A legislação local estabelece, expressamente, a hipótese de incorporação de diferenças remuneratórias, ou seja, simplificadamente, pode ser afirmado que o objetivo destas disposições é garantir àquele servidor que assuma, transitoriamente, em face do caráter inerente ao cargo de provimento em comissão, o exercício de atribuições normalmente revestidas de maior responsabilidade e onerosidade pessoal, e, consequentemente, percebendo maior retribuição salarial mensal, quando vier a retornar ao exercício de seu cargo efetivo, tenha minorado o impacto da diminuição na sua remuneração, passando a ter incorporado à sua remuneração um percentual, ou até mesmo a totalidade, da diferença entre as duas remunerações (proporcionalmente aos períodos anuais que implemente no exercício – de 1 até 10 anos – daquele cargo em comissão).
Não é, em nenhuma hipótese, a situação fática existente e objeto da pretensão apontada.
Há um detalhe relevante que deve ser observado pelo Município. O “prêmio produtividade” consiste em parcela remuneratória que assume feições de vantagem pecuniária, até o momento de natureza temporária, que se pretende incorporar, conforme prevê o § 6º a ser incluído ao artigo 5º, e, como tal, é parte inerente ao tema “regime jurídico de pessoal”, que, nos termos do artigo 40, parágrafo único, inciso V, da Lei Orgânica Municipal, há de ser tratada pela espécie legislativa “lei complementar”. Este é um cuidado que deve ter Município, sob pena de aprovar alteração que conflita flagrantemente com o sistema vigente, sem perder de vista que os artigos 5º a 7º e 9º, da propositura, deveriam ser estabelecidos em lei complementar e não em lei ordinária e somente por aquela é que pode ser modificada.
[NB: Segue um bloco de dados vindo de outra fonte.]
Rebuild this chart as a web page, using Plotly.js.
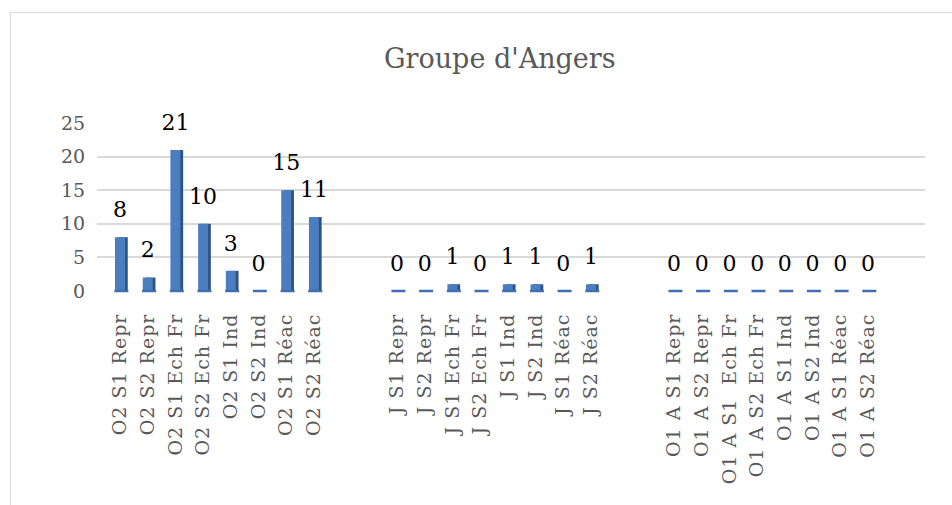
<!DOCTYPE html>
<html><head><meta charset="utf-8">
<script src="https://cdn.plot.ly/plotly-3.0.1.min.js"></script>
<style>
html,body{margin:0;padding:0;background:#fff;}
#wrap{position:relative;width:952px;height:505px;overflow:hidden;}
#frame{position:absolute;left:10px;top:12px;width:960px;height:520px;border-left:1px solid #d9d9d9;border-top:1px solid #d9d9d9;box-sizing:border-box;}
#chart{position:absolute;left:0;top:0;width:952px;height:505px;}
#chart .xtick text{letter-spacing:1px;}
</style></head>
<body><div id="wrap"><div id="frame"></div><div id="chart"></div></div>
<script>
const titleText = "Groupe d'Angers";
const group1 = ["O2 S1 Repr","O2 S2 Repr","O2 S1 Ech Fr","O2 S2 Ech Fr","O2 S1 Ind","O2 S2 Ind","O2 S1 Réac","O2 S2 Réac"];
const values1 = [8,2,21,10,3,0,15,11];
const group2 = ["J S1 Repr","J S2 Repr","J S1 Ech Fr","J S2 Ech Fr","J S1 Ind","J S2 Ind","J S1 Réac","J S2 Réac"];
const values2 = [0,0,1,0,1,1,0,1];
const group3 = ["O1 A S1 Repr","O1 A S2 Repr","O1 A S1\u00a0 Ech Fr","O1 A S2 Ech Fr","O1 A S1 Ind","O1 A S2 Ind","O1 A S1 Réac","O1 A S2 Réac"];
const values3 = [0,0,0,0,0,0,0,0];
const yTicks = [0,5,10,15,20,25];

const groups = [group1, group2, group3];
const vals = [values1, values2, values3];
const xs = [], ys = [], labels = [];
groups.forEach((g, gi) => g.forEach((c, i) => {
  xs.push(gi * 10 + i); ys.push(vals[gi][i]); labels.push(c);
}));

const FONT = "DejaVu Serif";
const traces = [
  {type:'bar', x: xs.map(v => v + 0.1), y: ys, width: 0.36,
   marker:{color:'#2c5384'}, hoverinfo:'skip', showlegend:false},
  {type:'bar', x: xs, y: ys, width: 0.36,
   marker:{color:'#4a7ebf', line:{width:0}}, showlegend:false},
  {type:'scatter', mode:'markers+text', x: xs, y: ys, text: ys.map(String),
   textposition:'top center', marker:{size:22, color:'rgba(0,0,0,0)'},
   textfont:{family:FONT, size:22, color:'#000000'}, cliponaxis:false, showlegend:false, hoverinfo:'skip'},
  {type:'scatter', mode:'markers', x: xs.map(v => v + 0.05), y: ys.map(() => 0),
   marker:{symbol:'line-ew', size:10, line:{color:'#3f6fae', width:2.5}}, showlegend:false, hoverinfo:'skip', cliponaxis:false}
];

const layout = {
  width: 952, height: 505,
  paper_bgcolor:'rgba(0,0,0,0)', plot_bgcolor:'rgba(0,0,0,0)',
  margin:{l:97, r:27, t:123, b:214},
  barmode:'overlay',
  title:{text:titleText, x:0.525, xanchor:'center', y:0.885, yanchor:'middle',
         font:{family:FONT, size:27, color:'#595959'}},
  xaxis:{range:[-0.83, 29.06], tickmode:'array', tickvals: xs, ticktext: labels,
         tickangle:-90, showgrid:false, zeroline:false, showline:false,
         ticks:'outside', ticklen:14, tickcolor:'rgba(0,0,0,0)',
         tickfont:{family:FONT, size:19, color:'#595959'}, fixedrange:true},
  yaxis:{range:[0,25], tickmode:'array', tickvals: yTicks, showgrid:true,
         gridcolor:'#d9d9d9', gridwidth:2, zeroline:false, showline:false,
         ticks:'outside', ticklen:7, tickcolor:'rgba(0,0,0,0)',
         tickfont:{family:FONT, size:19, color:'#595959'}, fixedrange:true},
  font:{family:FONT}
};
Plotly.newPlot('chart', traces, layout, {staticPlot:true, displayModeBar:false});
</script></body></html>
Em relação à jornada de trabalho de seus servidores, objeto da pretensão contida na nova redação para o caput do artigo 2º, incumbe à Administração fixá-la, no exercício de sua autonomia constitucional e respeitadas as peculiaridades locais e de cada cargo. É a lição de estudo desenvolvido neste Cepam[1]:
“Ao se criarem os cargos, empregos ou funções públicas no âmbito da Administração Pública, fixam-se os respectivos vencimentos a serem percebidos pelos servidores públicos, e aqueles que ingressarem no serviço público, por meio de concurso público ou por nomeação para cargos em comissão, sujeitar-se-ão ao horário e à jornada de trabalho estabelecidos pelo Poder Público, sem qualquer interferência da legislação federal ou estadual.
Queremos, com isso, afirmar que o Município, no contexto de sua autonomia constitucional, tem o poder de fixar as regras a que se submeterão os seus servidores, a envolver a jornada de trabalho de cada qual. (...)
É de se notar que a Suprema Corte brasileira reconhece a autonomia dos Estados-membros da Federação e, por via reflexa, dos municípios, para organizarem os seus serviços, com a fixação do normativo jurídico a que os servidores públicos se submeterão, a incluir a jornada de trabalho de todos, sem exceção" (negritamos).
Assim, este aspecto da propositura, não encontra obstáculo que a inviabilize.
Isto posto, no mais, em relação à fixação de remuneração baseada em quantidade preestabelecida e invariável de quotas mensais, atribuíveis a todos os ocupantes do cargo, restaria desnaturada a remuneração por produtividade, afrontando o sistema vigente, o que se afigura como um inegável retrocesso nos avanços obtidos na gestão de pessoal, introduzidos pela lei vigente.
A pretendida incorporação (§ 6º, do art. 5º) conflita claramente com o referido sistema, visto que contraria a essência da remuneração mediante a produtividade.
É o parecer.
Nota
[1] Parecer Cepam 28.239, de 8 de novembro de 2010.